I cannot honestly point out one single thing that will help an organization gain pride and ownership, but what I can say is that a leader leads by example and creates an unknowing legacy to his personnel. It is up to the organization to recognize the niche that is encompassing the employees to make them tick, to give them steam, to keep the wheels turning. The more I study on this, the more I realize it is a never ending battle to keep the coal in the box to make the engine turn from the top down and back up. Whether it is a small city fire department with small pay or a big city department that pays with diamonds, we all do the same job. We all have big hearts to do what we do and in all the citizens eyes we have big jobs.
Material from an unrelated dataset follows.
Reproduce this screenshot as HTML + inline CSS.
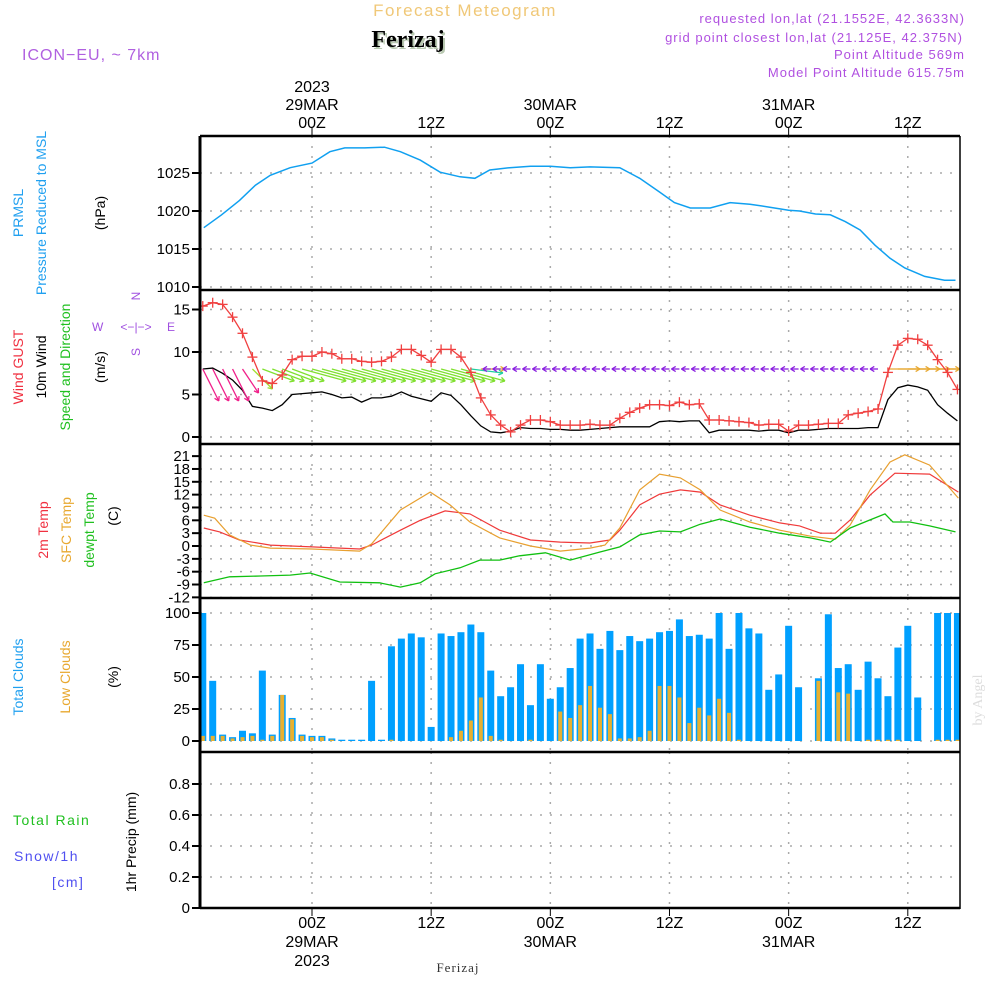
<!DOCTYPE html>
<html><head><meta charset="utf-8">
<style>
html,body{margin:0;padding:0;background:#fff;}
svg{display:block;font-family:"Liberation Sans",sans-serif;}
</style></head>
<body>
<svg id="c" width="1000" height="1000" viewBox="0 0 1000 1000">
<text x="465" y="16" font-size="17" fill="#f0c878" text-anchor="middle" letter-spacing="1.5">Forecast Meteogram</text>
<text x="410" y="49" font-size="24" font-weight="bold" fill="#b8c8b0" text-anchor="middle" font-family="Liberation Serif,serif">Ferizaj</text>
<text x="408" y="47" font-size="24" font-weight="bold" fill="#000" text-anchor="middle" font-family="Liberation Serif,serif">Ferizaj</text>
<text x="22" y="60" font-size="16" fill="#b060e0" letter-spacing="1">ICON−EU, ~ 7km</text>
<g font-size="13" fill="#b050e0" text-anchor="end" letter-spacing="1">
<text x="965" y="23">requested lon,lat (21.1552E, 42.3633N)</text>
<text x="963" y="42">grid point closest lon,lat (21.125E, 42.375N)</text>
<text x="965" y="59">Point Altitude 569m</text>
<text x="965" y="77">Model Point Altitude 615.75m</text>
</g>
<g id="g"></g>
<g font-size="14">
<text transform="translate(23,213) rotate(-90)" text-anchor="middle" fill="#20a0f0">PRMSL</text>
<text transform="translate(46,213) rotate(-90)" text-anchor="middle" fill="#20a0f0">Pressure Reduced to MSL</text>
<text transform="translate(105,213) rotate(-90)" text-anchor="middle" fill="#000">(hPa)</text>
<text transform="translate(23,367) rotate(-90)" text-anchor="middle" fill="#f03040">Wind GUST</text>
<text transform="translate(46,367) rotate(-90)" text-anchor="middle" fill="#000">10m Wind</text>
<text transform="translate(70,367) rotate(-90)" text-anchor="middle" fill="#20c020">Speed and Direction</text>
<text transform="translate(105,367) rotate(-90)" text-anchor="middle" fill="#000">(m/s)</text>
<text transform="translate(48,530) rotate(-90)" text-anchor="middle" fill="#f03040">2m Temp</text>
<text transform="translate(71,530) rotate(-90)" text-anchor="middle" fill="#e8a830">SFC Temp</text>
<text transform="translate(94,530) rotate(-90)" text-anchor="middle" fill="#20c020">dewpt Temp</text>
<text transform="translate(118,516) rotate(-90)" text-anchor="middle" fill="#000">(C)</text>
<text transform="translate(23,677) rotate(-90)" text-anchor="middle" fill="#20a0f0">Total Clouds</text>
<text transform="translate(70,677) rotate(-90)" text-anchor="middle" fill="#e8a830">Low Clouds</text>
<text transform="translate(118,677) rotate(-90)" text-anchor="middle" fill="#000">(%)</text>
<text transform="translate(136,842) rotate(-90)" text-anchor="middle" fill="#000">1hr Precip (mm)</text>
<text x="13" y="825" fill="#20c020" letter-spacing="1.5">Total  Rain</text>
<text x="14" y="861" fill="#5050f0" letter-spacing="1.5">Snow/1h</text>
<text x="52" y="887" fill="#5050f0" letter-spacing="1.5">[cm]</text>
<text transform="translate(982,700) rotate(-90)" text-anchor="middle" fill="#ddd" font-family="Liberation Serif,serif">by Angel</text>
</g>
<g font-size="12" fill="#a050e0">
<text x="92" y="331">W</text><text x="167" y="331">E</text>
<text x="136" y="300" text-anchor="middle" transform="rotate(-90,136,296)">N</text>
<text x="136" y="356" text-anchor="middle" transform="rotate(-90,136,352)">S</text>
<text x="136" y="331" text-anchor="middle" font-size="12">&lt;−|−&gt;</text>
</g>
<text x="458" y="972" font-size="13" fill="#333" text-anchor="middle" font-family="Liberation Serif,serif" letter-spacing="1">Ferizaj</text>
</svg>
<script>
// ---- data ----
const timeTickHours=[0,12,24,36,48,60];
const timeTickLabels=["00Z","12Z","00Z","12Z","00Z","12Z"];
const dateLabels=["29MAR","","30MAR","","31MAR",""];
const presHours=[-10.9,-9.1,-7.3,-5.7,-4.2,-2.2,0,1.8,3.3,5.3,7.3,8.9,10.9,12.9,14.9,16.4,17.9,19.9,22,24,26,28,31,33,35,36.5,38.1,40.1,42.1,44.1,46.1,48,49.1,50.7,52.2,53.7,55.2,56.7,58.2,59.7,61.7,63.7,64.8];
const presValues=[1017.8,1019.5,1021.4,1023.4,1024.7,1025.7,1026.3,1027.8,1028.3,1028.3,1028.4,1027.8,1026.7,1025.1,1024.5,1024.3,1025.4,1025.7,1025.9,1025.9,1025.7,1025.8,1025.7,1024.3,1022.5,1021.1,1020.4,1020.4,1021.1,1020.9,1020.5,1020.1,1020.0,1019.6,1019.5,1018.6,1017.5,1015.5,1013.8,1012.5,1011.4,1010.9,1010.9];
const presTicks=[1010,1015,1020,1025];
const startHour=-11;
const gustValues=[15.4,15.8,15.6,14.1,12.2,9.4,6.6,6.3,7.3,9.1,9.5,9.5,10,9.8,9.2,9.2,8.9,8.8,8.9,9.4,10.3,10.3,9.6,8.8,10.3,10.3,9.4,7.6,4.6,2.6,1.4,0.6,1.4,2,2,1.8,1.4,1.4,1.4,1.5,1.4,1.4,2.2,2.9,3.4,3.8,3.8,3.7,4.1,3.8,3.9,2,2,1.9,1.8,1.7,1.4,1.5,1.5,0.7,1.4,1.4,1.5,1.6,1.6,2.6,2.8,3.0,3.3,7.6,10.8,11.6,11.5,10.8,9.1,7.6,5.6];
const windValues=[8.0,8.1,7.5,6.7,5.5,3.6,3.4,3.1,3.8,5.0,5.1,5.2,5.3,5.0,4.6,4.7,4.1,4.6,4.6,4.8,5.3,4.8,4.5,4.2,5.2,4.9,3.8,2.5,1.3,0.6,0.5,0.7,1.1,1.0,1.0,0.9,0.9,0.8,0.8,0.9,1.0,1.1,1.2,1.2,1.2,1.2,1.8,1.9,1.8,1.9,1.9,0.5,0.8,0.8,0.8,0.8,0.7,0.8,0.8,0.5,0.8,0.8,0.9,1.0,1.0,1.0,1.0,1.1,1.1,4.4,5.8,6.1,5.9,5.5,3.8,2.8,1.9];
const windU=[4,4,4,4,4,5,8,8,8,8,11,11,11,11,11,11,11,11,11,11,11,11,11,11,11,11,11,8,6,-2,-2,-2,-2,-2,-2,-2,-2,-2,-2,-2,-2,-2,-2,-2,-2,-2,-2,-2,-2,-2,-2,-2,-2,-2,-2,-2,-2,-2,-2,-2,-2,-2,-2,-2,-2,-2,-2,-2,-2,8,8,8,8,8,8,8,8];
const windV=[-8,-8,-8,-8,-6,-5,-3,-3,-3,-3,-3,-3,-3,-3,-3,-3,-3,-3,-3,-3,-3,-3,-3,-3,-3,-3,-3,-1,0,0,0,0,0,0,0,0,0,0,0,0,0,0,0,0,0,0,0,0,0,0,0,0,0,0,0,0,0,0,0,0,0,0,0,0,0,0,0,0,0,0,0,0,0,0,0,0,0];
const windTicks=[0,5,10,15];
const t2Hours=[-10.9,-9.3,-7.3,-4.2,0,4.8,6,8.9,10.9,13.4,15.9,18.9,22,25,28,30,31,33,35,37.1,39.1,41.1,44.1,47.1,49.1,51.2,52.7,54.2,56.2,58.7,62.2,65.1];
const t2Values=[4.2,3.3,1.4,0.2,-0.2,-0.7,0.2,3.7,6,8.2,7.5,3.7,1.4,0.9,0.7,1.4,3.7,9.6,12.1,13.1,12.6,9.6,7.2,5.4,4.7,3,3,6.1,11.9,17,16.8,12.6];
const sfcHours=[-10.9,-9.8,-8.3,-6.2,-4.2,0,4.8,6,8.9,11.9,13.9,15.9,18.9,22,25,28,29.5,31,33,35,37.1,39.1,41.1,44.1,47.1,50.2,52.7,54.2,56.2,58.2,59.7,62.2,65.1];
const sfcValues=[7.2,6.5,2.6,0.2,-0.5,-0.7,-1.2,0.5,8.4,12.6,9.6,5.6,1.9,0,-1.2,-0.5,0.2,4.2,13.1,16.8,15.9,13.1,8.4,5.6,3.7,2.3,1.6,4.9,13.1,19.6,21.3,18.9,11.2];
const dewHours=[-10.9,-8.3,-5.2,-2.2,-0.2,2.8,6.8,8.9,10.9,12.4,14.9,16.9,18.9,20.9,23.5,26,29,31,33,35,37.1,39.1,41.1,44.1,47.1,50.2,52.2,54.2,56.2,57.7,58.5,60.2,62.2,64.8];
const dewValues=[-8.6,-7.2,-7,-6.8,-6.3,-8.4,-8.6,-9.6,-8.6,-6.5,-5.1,-3.3,-3.3,-2.3,-1.6,-3.3,-1.4,-0.2,2.6,3.5,3.3,5.1,6.3,4.4,3,1.9,0.9,4.2,6.1,7.5,5.6,5.6,4.7,3.3];
const tempTicks=[-12,-9,-6,-3,0,3,6,9,12,15,18,21];
const totalClouds=[100,47,5,3,8,6,55,5,36,18,5,4,4,2,1,1,1,47,1,74,80,84,81,11,84,82,85,91,85,55,35,42,60,28,60,33,42,57,80,84,72,86,71,82,78,80,85,86,95,82,83,80,100,72,100,88,84,40,52,90,42,0,49,99,57,60,40,62,49,35,73,90,34,0,100,100,100];
const lowClouds=[4,4,4,2,3,4,1,4,36,17,4,3,3,1,0,0,0,0,0,1,0,0,0,0,0,3,8,16,34,4,1,0,0,1,0,0,23,18,28,43,26,21,2,2,3,8,43,43,34,14,26,20,33,22,1,0,0,0,0,0,0,0,47,0,38,37,0,1,1,1,1,0,0,0,1,1,1];
const cloudTicks=[0,25,50,75,100];
const precipValues=new Array(77).fill(0);
const precipTicks=[0,0.2,0.4,0.6,0.8];
// ---- scales ----
const X0=200,X1=960;
const x=h=>312+h*9.93;
const yP=p=>287-(p-1010)*7.6;
const yW=w=>437-w*8.5;
const yT=t=>546-t*4.28;
const yC=c=>741-c*1.28;
const yR=r=>908-r*155;
const panels=[[136,290],[290,444],[444,598],[598,752],[752,908]];
const NS="http://www.w3.org/2000/svg";
const G=document.getElementById('g');
function mk(tag,attrs,parent){const e=document.createElementNS(NS,tag);for(const k in attrs)e.setAttribute(k,attrs[k]);(parent||G).appendChild(e);return e;}
const clip=mk('clipPath',{id:'pc'});mk('rect',{x:X0,y:136,width:X1-X0,height:772},clip);
const grid=mk('g',{stroke:'#aaa','stroke-width':1.5,'stroke-dasharray':'2,8'});


panels.forEach(p=>timeTickHours.forEach(h=>mk('line',{x1:x(h),x2:x(h),y1:p[0],y2:p[1]},grid)));
function hgrid(ticks,f,name){const g=mk('g',{});
 ticks.forEach(t=>{const y=f(t);mk('line',{x1:X0,x2:X1,y1:y,y2:y,stroke:'#aaa','stroke-width':1.5,'stroke-dasharray':'2,8'},g);
 mk('line',{x1:X0-8,x2:X0,y1:y,y2:y,stroke:'#000','stroke-width':2},g);
 const tx=mk('text',{x:X0-10,y:y+5,'font-size':15,'text-anchor':'end',fill:'#000'},g);tx.textContent=t;});}
hgrid(presTicks,yP,'pressure-y-axis');hgrid(windTicks,yW,'wind-y-axis');hgrid(tempTicks,yT,'temp-y-axis');
hgrid(cloudTicks,yC,'cloud-y-axis');hgrid(precipTicks,yR,'precip-y-axis');
const pl=mk('g',{'clip-path':'url(#pc)'});
function line(hs,vs,f,col,name,w){const d=hs.map((h,i)=>(i?'L':'M')+x(h).toFixed(1)+','+f(vs[i]).toFixed(1)).join('');const e=mk('path',{d,fill:'none',stroke:col,'stroke-width':w||1.5},pl);return e;}
line(presHours,presValues,yP,'#10a0f0','pressure-line');
const hrs=gustValues.map((v,i)=>startHour+i);
totalClouds.forEach((v,i)=>{const h=startHour+i;const r=mk('rect',{x:x(h)-3.5,y:yC(v),width:7,height:yC(0)-yC(v),fill:'#00a0ff'},pl);
 });
lowClouds.forEach((v,i)=>{const h=startHour+i;const r=mk('rect',{x:x(h)-2,y:yC(v),width:4,height:yC(0)-yC(v),fill:'#e8b030'},pl);
 });
precipValues.forEach((v,i)=>{const h=startHour+i;const r=mk('rect',{x:x(h)-3,y:yR(v),width:6,height:yR(0)-yR(v),fill:'#20c020'},pl);
 });
line(hrs,windValues,yW,'#000','wind-speed-line',1.3);
function acol(u,v){const a=Math.atan2(v,u)*180/Math.PI;if(u<0)return '#8a20e0';if(a<-55)return '#f0208a';if(a<-45)return '#f0a020';if(a<-30)return '#a0e030';if(a<-12)return '#80e030';if(a<-5)return '#20d0a0';return '#e8a830';}
windU.forEach((u,i)=>{const v=windV[i];const h=startHour+i;const x0=x(h),y0=yW(8);const x1=x0+u*4,y1=y0-v*4;
 const c=acol(u,v);const g=mk('g',{stroke:c,fill:'none','stroke-width':1.3},pl);
 
 mk('line',{x1:x0,y1:y0,x2:x1,y2:y1},g);const a=Math.atan2(y1-y0,x1-x0);
 [a+2.6,a-2.6].forEach(b=>mk('line',{x1:x1,y1:y1,x2:x1+5*Math.cos(b),y2:y1+5*Math.sin(b)},g));});
line(hrs,gustValues,yW,'#f04040','wind-gust-line',1.3);
gustValues.forEach((v,i)=>{const cx=x(startHour+i),cy=yW(v);const g=mk('g',{stroke:'#f04040','stroke-width':1.3},pl);
 
 mk('line',{x1:cx-5,x2:cx+5,y1:cy,y2:cy},g);mk('line',{x1:cx,x2:cx,y1:cy-5,y2:cy+5},g);});
line(t2Hours,t2Values,yT,'#f03a3a','temp-2m-line',1.2);
line(sfcHours,sfcValues,yT,'#e8a030','temp-sfc-line',1.2);
line(dewHours,dewValues,yT,'#10c010','dewpoint-line',1.3);
const fr=mk('g',{stroke:'#000',fill:'none'});
[136,290,444,598,752,908].forEach(y=>mk('line',{x1:X0,x2:X1,y1:y,y2:y,'stroke-width':2.5},fr));
mk('line',{x1:X0,x2:X0,y1:136,y2:909,'stroke-width':3},fr);
mk('line',{x1:X1,x2:X1,y1:136,y2:909,'stroke-width':1.5},fr);
const tl=mk('g',{'font-size':16,'text-anchor':'middle',fill:'#000'});
timeTickHours.forEach((h,i)=>{const xx=x(h);
 mk('line',{x1:xx,x2:xx,y1:128,y2:136,stroke:'#000'},tl);mk('line',{x1:xx,x2:xx,y1:908,y2:916,stroke:'#000'},tl);
 let t=mk('text',{x:xx,y:128},tl);t.textContent=timeTickLabels[i];
 t=mk('text',{x:xx,y:928},tl);t.textContent=timeTickLabels[i];
 if(dateLabels[i]){t=mk('text',{x:xx,y:110},tl);t.textContent=dateLabels[i];t=mk('text',{x:xx,y:947},tl);t.textContent=dateLabels[i];}
});
let t=mk('text',{x:x(0),y:92},tl);t.textContent='2023';t=mk('text',{x:x(0),y:966},tl);t.textContent='2023';
</script>
</body></html>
I could go on forever on my opinion on how I could change the world, but one thing keeps coming back to rack my brain…..the little things are what’s most important. Whether it is in a company or a relationship, these are the things we tend not to think about but must remember to keep the engine running. I remember my wife one Christmas saying how happy she was, not for the car that I bought her, but for a small Christmas ornament that had a picture of her and I together in it. History????? Or a little thing????? How about a little of both!